One exhibit – the Palestine Committee's 1991 bylaws - reveals a web of key organizations tied to the Committee that were tasked with promoting HAMAS' agenda, each in a particular field. Six groups were listed, the most prominent being HLF, the Islamic Association for Palestine (IAP), and the United Association for Studies and Research (UASR).
What has so far gone unnoticed, though, is one last organization on this list that the Committee hoped to establish in the future. As stated in the bylaws, this organization would handle "issues relating to political work and foreign relations":
It is a committee which operates through the Association [IAP] for now. It is hoped that it will become an official organization for political work and its headquarters will be in Washington, God's willing.

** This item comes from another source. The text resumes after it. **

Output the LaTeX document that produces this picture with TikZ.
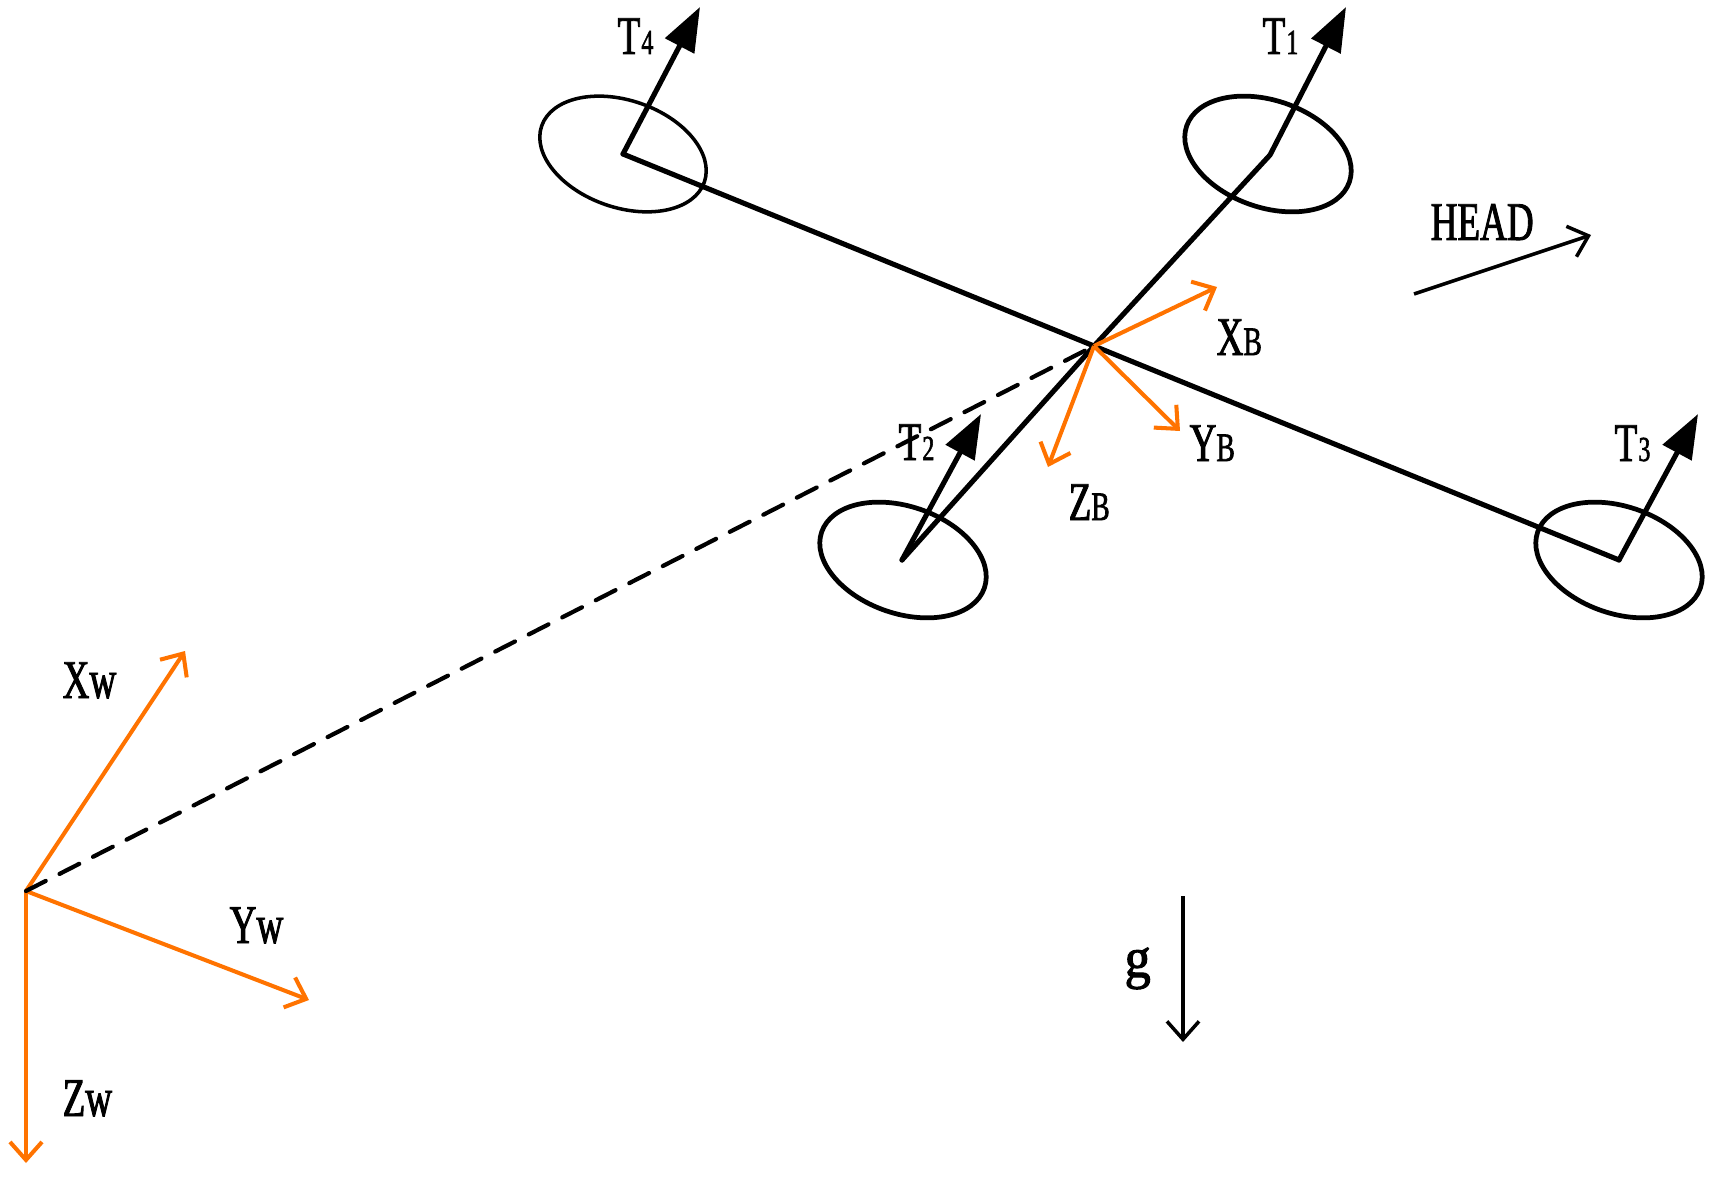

It represents the political aspect to support the cause politically on the American front.
An organization headquartered in Washington, DC, tasked with political activism, born out of the IAP? Maybe a vague reference at first glance, but growing evidence points to the identity of the mystery organization listed in the bylaws as the youngest in the family of HAMAS front groups founded on American soil.
Fast forward to July 30, 1994, just weeks after the Council on American Islamic Relations (CAIR) was founded. A Palestine Committee meeting agenda lists several issues to be discussed, including a review of the reports of the "working organizations." Listed among these organizations right beside HLF, IAP, and UASR – all members of the Palestine Committee as listed in the bylaws – is the word "CAIR."
The same CAIR that is headquartered in Washington, and whose co-founders - executive director Nihad Awad and chairman emeritus Omar Ahmad - served as president and public relations director, respectively, of the IAP.
Add to that recently-released evidence that both Ahmad and Awad were present at a 1993 meeting in Philadelphia attended by two-dozen HAMAS members and supporters. According to an FBI analysis and transcripts of wiretapped conversations, they spent three days discussing the most effective approach to derail the Oslo Accords, a peace deal with the potential to end the decades-old conflict between Israelis and Palestinians.
This latest document tying CAIR to HAMAS is just one more piece of the puzzle, and it raises serious questions about the organization's political agenda in the United States. Should an organization listed on Muslim Brotherhood documents, with leaders directly tied to the movement, really escape scrutiny and be accepted as the "mainstream" voice of an entire community? Or should the American public and political establishment take another look?